'''

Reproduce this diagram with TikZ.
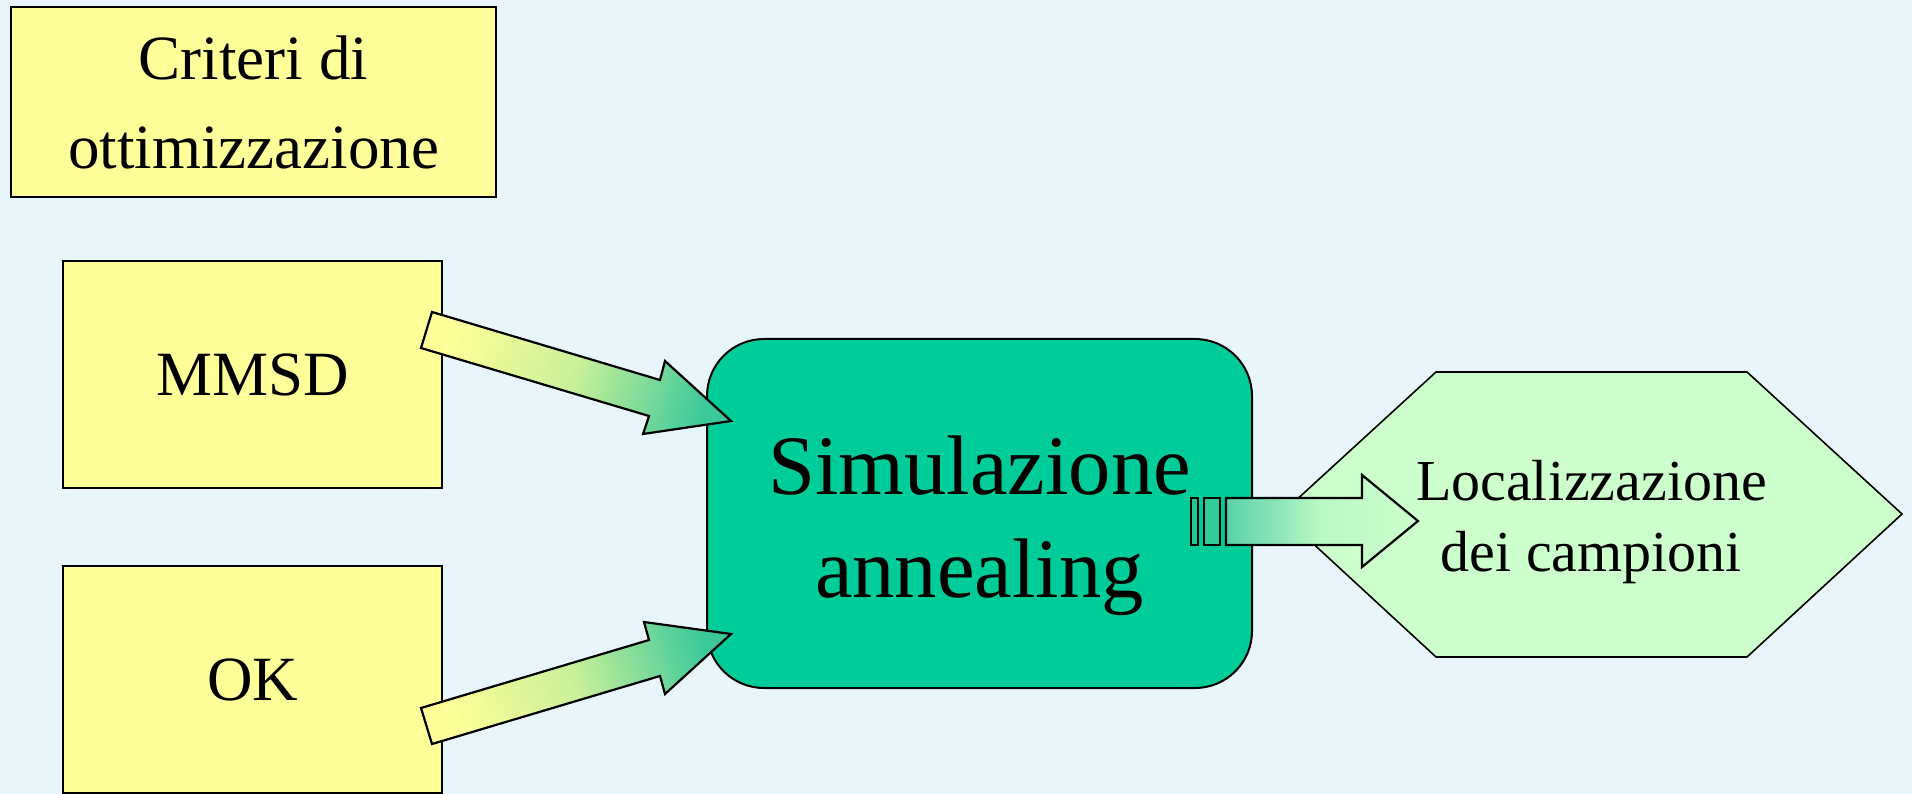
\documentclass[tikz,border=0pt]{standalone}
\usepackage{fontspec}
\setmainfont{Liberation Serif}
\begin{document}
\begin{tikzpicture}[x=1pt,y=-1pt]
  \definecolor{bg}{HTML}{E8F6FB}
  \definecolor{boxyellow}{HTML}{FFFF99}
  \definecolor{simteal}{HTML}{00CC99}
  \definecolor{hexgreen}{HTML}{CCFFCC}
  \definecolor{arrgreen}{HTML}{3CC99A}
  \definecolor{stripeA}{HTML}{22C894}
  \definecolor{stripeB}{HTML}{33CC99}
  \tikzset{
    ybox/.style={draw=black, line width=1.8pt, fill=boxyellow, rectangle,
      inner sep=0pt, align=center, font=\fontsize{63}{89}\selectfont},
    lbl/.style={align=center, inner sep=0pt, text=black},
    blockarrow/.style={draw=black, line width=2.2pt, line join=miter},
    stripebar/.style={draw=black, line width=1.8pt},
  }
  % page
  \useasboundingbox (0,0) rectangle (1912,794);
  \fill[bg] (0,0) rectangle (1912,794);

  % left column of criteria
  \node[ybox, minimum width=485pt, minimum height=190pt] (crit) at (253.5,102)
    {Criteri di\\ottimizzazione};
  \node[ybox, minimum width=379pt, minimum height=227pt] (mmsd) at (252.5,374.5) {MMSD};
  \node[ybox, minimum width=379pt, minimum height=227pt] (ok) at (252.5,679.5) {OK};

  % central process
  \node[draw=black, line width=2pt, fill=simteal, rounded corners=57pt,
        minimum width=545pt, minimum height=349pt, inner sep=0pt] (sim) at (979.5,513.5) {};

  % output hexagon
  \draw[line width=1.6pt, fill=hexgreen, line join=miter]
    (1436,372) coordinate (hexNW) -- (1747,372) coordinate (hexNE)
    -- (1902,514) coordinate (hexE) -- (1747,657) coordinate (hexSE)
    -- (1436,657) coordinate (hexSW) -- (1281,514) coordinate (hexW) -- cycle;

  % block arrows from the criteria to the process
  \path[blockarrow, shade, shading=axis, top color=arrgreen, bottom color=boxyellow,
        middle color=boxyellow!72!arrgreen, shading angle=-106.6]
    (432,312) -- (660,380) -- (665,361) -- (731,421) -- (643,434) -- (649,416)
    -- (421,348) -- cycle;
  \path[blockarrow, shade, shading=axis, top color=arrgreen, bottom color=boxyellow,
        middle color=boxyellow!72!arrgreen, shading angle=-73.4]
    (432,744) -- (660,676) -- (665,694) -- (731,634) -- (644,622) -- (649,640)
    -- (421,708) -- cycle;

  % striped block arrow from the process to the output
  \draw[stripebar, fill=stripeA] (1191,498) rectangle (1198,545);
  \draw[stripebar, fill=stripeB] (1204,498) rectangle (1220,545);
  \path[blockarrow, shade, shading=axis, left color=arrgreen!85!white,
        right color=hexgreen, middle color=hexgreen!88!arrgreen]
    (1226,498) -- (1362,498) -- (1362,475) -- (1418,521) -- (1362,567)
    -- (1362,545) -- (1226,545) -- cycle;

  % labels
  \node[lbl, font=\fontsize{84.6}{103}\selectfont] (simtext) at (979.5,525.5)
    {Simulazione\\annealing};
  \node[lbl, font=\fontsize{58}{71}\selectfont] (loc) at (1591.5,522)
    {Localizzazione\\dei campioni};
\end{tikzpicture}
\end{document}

'''

= DIRECTIONS =
Every line is to be duplicated exactly, though pictures stay out.

= FINISHED TASK =
Reproduce this diagram with TikZ.
\documentclass[tikz,border=0pt]{standalone}
\usepackage{fontspec}
\setmainfont{Liberation Serif}
\begin{document}
\begin{tikzpicture}[x=1pt,y=-1pt]
  \definecolor{bg}{HTML}{E8F6FB}
  \definecolor{boxyellow}{HTML}{FFFF99}
  \definecolor{simteal}{HTML}{00CC99}
  \definecolor{hexgreen}{HTML}{CCFFCC}
  \definecolor{arrgreen}{HTML}{3CC99A}
  \definecolor{stripeA}{HTML}{22C894}
  \definecolor{stripeB}{HTML}{33CC99}
  \tikzset{
    ybox/.style={draw=black, line width=1.8pt, fill=boxyellow, rectangle,
      inner sep=0pt, align=center, font=\fontsize{63}{89}\selectfont},
    lbl/.style={align=center, inner sep=0pt, text=black},
    blockarrow/.style={draw=black, line width=2.2pt, line join=miter},
    stripebar/.style={draw=black, line width=1.8pt},
  }
  % page
  \useasboundingbox (0,0) rectangle (1912,794);
  \fill[bg] (0,0) rectangle (1912,794);

  % left column of criteria
  \node[ybox, minimum width=485pt, minimum height=190pt] (crit) at (253.5,102)
    {Criteri di\\ottimizzazione};
  \node[ybox, minimum width=379pt, minimum height=227pt] (mmsd) at (252.5,374.5) {MMSD};
  \node[ybox, minimum width=379pt, minimum height=227pt] (ok) at (252.5,679.5) {OK};

  % central process
  \node[draw=black, line width=2pt, fill=simteal, rounded corners=57pt,
        minimum width=545pt, minimum height=349pt, inner sep=0pt] (sim) at (979.5,513.5) {};

  % output hexagon
  \draw[line width=1.6pt, fill=hexgreen, line join=miter]
    (1436,372) coordinate (hexNW) -- (1747,372) coordinate (hexNE)
    -- (1902,514) coordinate (hexE) -- (1747,657) coordinate (hexSE)
    -- (1436,657) coordinate (hexSW) -- (1281,514) coordinate (hexW) -- cycle;

  % block arrows from the criteria to the process
  \path[blockarrow, shade, shading=axis, top color=arrgreen, bottom color=boxyellow,
        middle color=boxyellow!72!arrgreen, shading angle=-106.6]
    (432,312) -- (660,380) -- (665,361) -- (731,421) -- (643,434) -- (649,416)
    -- (421,348) -- cycle;
  \path[blockarrow, shade, shading=axis, top color=arrgreen, bottom color=boxyellow,
        middle color=boxyellow!72!arrgreen, shading angle=-73.4]
    (432,744) -- (660,676) -- (665,694) -- (731,634) -- (644,622) -- (649,640)
    -- (421,708) -- cycle;

  % striped block arrow from the process to the output
  \draw[stripebar, fill=stripeA] (1191,498) rectangle (1198,545);
  \draw[stripebar, fill=stripeB] (1204,498) rectangle (1220,545);
  \path[blockarrow, shade, shading=axis, left color=arrgreen!85!white,
        right color=hexgreen, middle color=hexgreen!88!arrgreen]
    (1226,498) -- (1362,498) -- (1362,475) -- (1418,521) -- (1362,567)
    -- (1362,545) -- (1226,545) -- cycle;

  % labels
  \node[lbl, font=\fontsize{84.6}{103}\selectfont] (simtext) at (979.5,525.5)
    {Simulazione\\annealing};
  \node[lbl, font=\fontsize{58}{71}\selectfont] (loc) at (1591.5,522)
    {Localizzazione\\dei campioni};
\end{tikzpicture}
\end{document}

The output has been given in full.